I think it was raw, honest, and necessary. Maybe too mean? But again, it was
100% true.

> If it's "pay back the advance plus a million dollars because we feel like
> being unreasonable", that's a completely different story of course.

Ah, you missed the context. My agent was telling me that if I don't shut up
and agree to terms immediately, I have to pay back _his_ share of the advance
to the publishing house. And I negotiated him up after he signed me from the
standard 15% to 25% because I like people to be well-played. He didn't address
when things were bad, forced bad terms in the contract to go through, didn't
negotiate in my favor, and now threatened me... the whole industry is scummed
up, man. People need to know what really happens - there's lots of stories
like this, but most get hushed up.

> But it's definitely pegging my crazyometer.

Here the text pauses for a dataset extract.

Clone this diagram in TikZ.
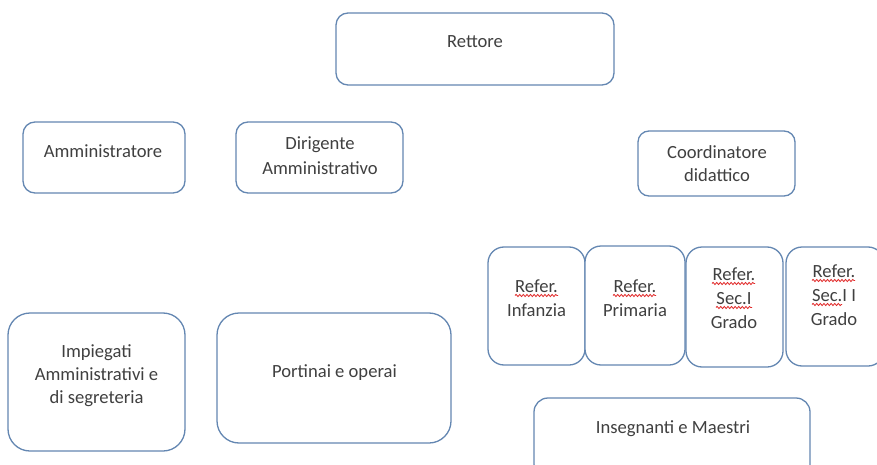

Yeah, mine too. But don't you have to be a little crazy to walk away from a
guaranteed $42,900 and fight a multi-billion dollar corporation with a massive
legal team?

------
mindcrime
Amazing, absolutely amazing. The world needs more people like this. I don't
even care if you agree or disagree with his fundamental position, or any
specific details of what he's talking about.... but I admire the man for the
willingness to do his own thing, to essentially tell a $MEGACORP to go fuck
themselves, and to spit in the eye of the haters.

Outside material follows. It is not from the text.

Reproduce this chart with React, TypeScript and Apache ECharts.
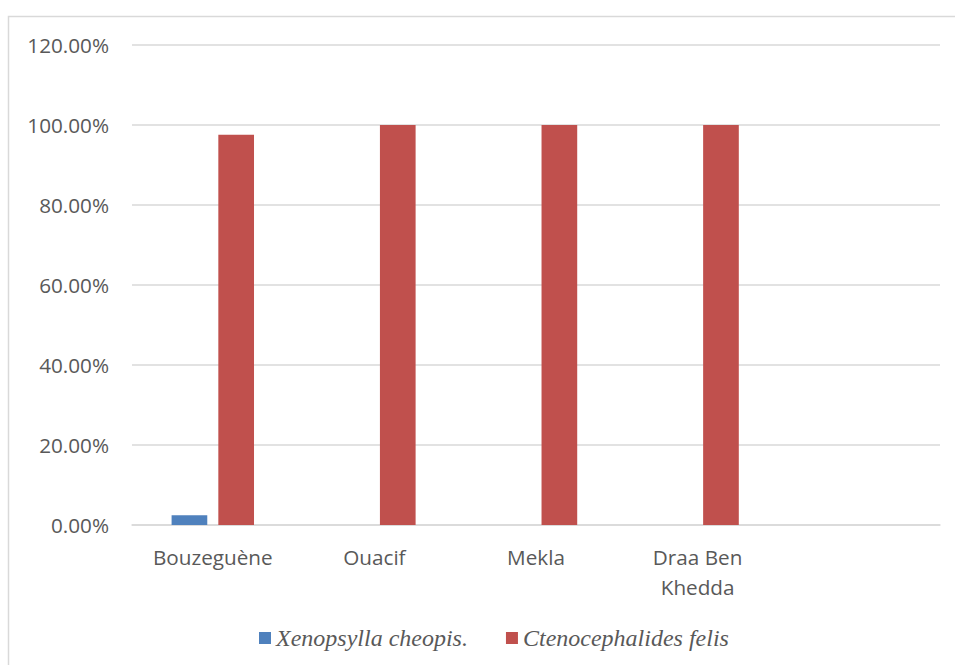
import React, { useEffect, useRef } from "react";
import * as echarts from "echarts";

const categories = ["Bouzeguène", "Ouacif", "Mekla", "Draa Ben\nKhedda", ""];
const xenopsylla = [2.44, 0, 0, 0, null];
const ctenocephalides = [97.56, 100, 100, 100, null];
const seriesNames = ["Xenopsylla cheopis.", "Ctenocephalides felis"];

export default function App() {
  const ref = useRef<HTMLDivElement>(null);
  useEffect(() => {
    if (!ref.current) return;
    const chart = echarts.init(ref.current, null, { renderer: "svg" });
    const textColor = "#595959";
    chart.setOption({
      animation: false,
      backgroundColor: "#ffffff",
      graphic: [
        {
          type: "rect",
          shape: { x: 8.5, y: 16.5, width: 1200, height: 1200 },
          style: { fill: "none", stroke: "#d9d9d9", lineWidth: 1.5 },
          silent: true,
          z: -1,
        },
      ],
      grid: { left: 132, right: 15, top: 45, bottom: 140 },
      legend: {
        left: 254,
        top: 621,
        icon: "rect",
        itemWidth: 12,
        itemHeight: 12,
        itemGap: 38,
        textStyle: {
          fontFamily: "Liberation Serif",
          fontStyle: "italic",
          fontSize: 24,
          color: textColor,
        },
        data: seriesNames,
      },
      xAxis: {
        type: "category",
        data: categories,
        axisLine: { lineStyle: { color: "#d9d9d9", width: 1.5 } },
        axisTick: { show: false },
        axisLabel: {
          fontFamily: "Open Sans",
          fontSize: 20.7,
          lineHeight: 30,
          color: textColor,
          margin: 17,
          interval: 0,
        },
      },
      yAxis: {
        type: "value",
        min: 0,
        max: 120,
        interval: 20,
        axisLine: { show: false },
        axisTick: { show: false },
        splitLine: { lineStyle: { color: "#d9d9d9", width: 1.5 } },
        axisLabel: {
          fontFamily: "Open Sans",
          fontSize: 20.7,
          color: textColor,
          margin: 23,
          formatter: (v: number) => v.toFixed(2) + "%",
        },
      },
      series: [
        {
          name: seriesNames[0],
          type: "bar",
          data: xenopsylla,
          itemStyle: { color: "#4f81bd" },
          barGap: "31%",
          barCategoryGap: "49%",
        },
        {
          name: seriesNames[1],
          type: "bar",
          data: ctenocephalides,
          itemStyle: { color: "#c0504d" },
          barGap: "31%",
          barCategoryGap: "49%",
        },
      ],
    });
    return () => chart.dispose();
  }, []);
  return (
    <div
      ref={ref}
      style={{ position: "fixed", left: 0, top: 0, width: 955, height: 665 }}
    />
  );
}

A little less political correctness, a little more uninhibited behavior and a
healthy splash of controversy are always welcome, as far as I'm concerned.

Yeah, that delivery doesn't "work" for everybody, but some people need a
little shock-value to capture their attention. And some people are inspired by
seeing others show the willingness to step outside the perceived boundaries of
their world.

Go Sebastian!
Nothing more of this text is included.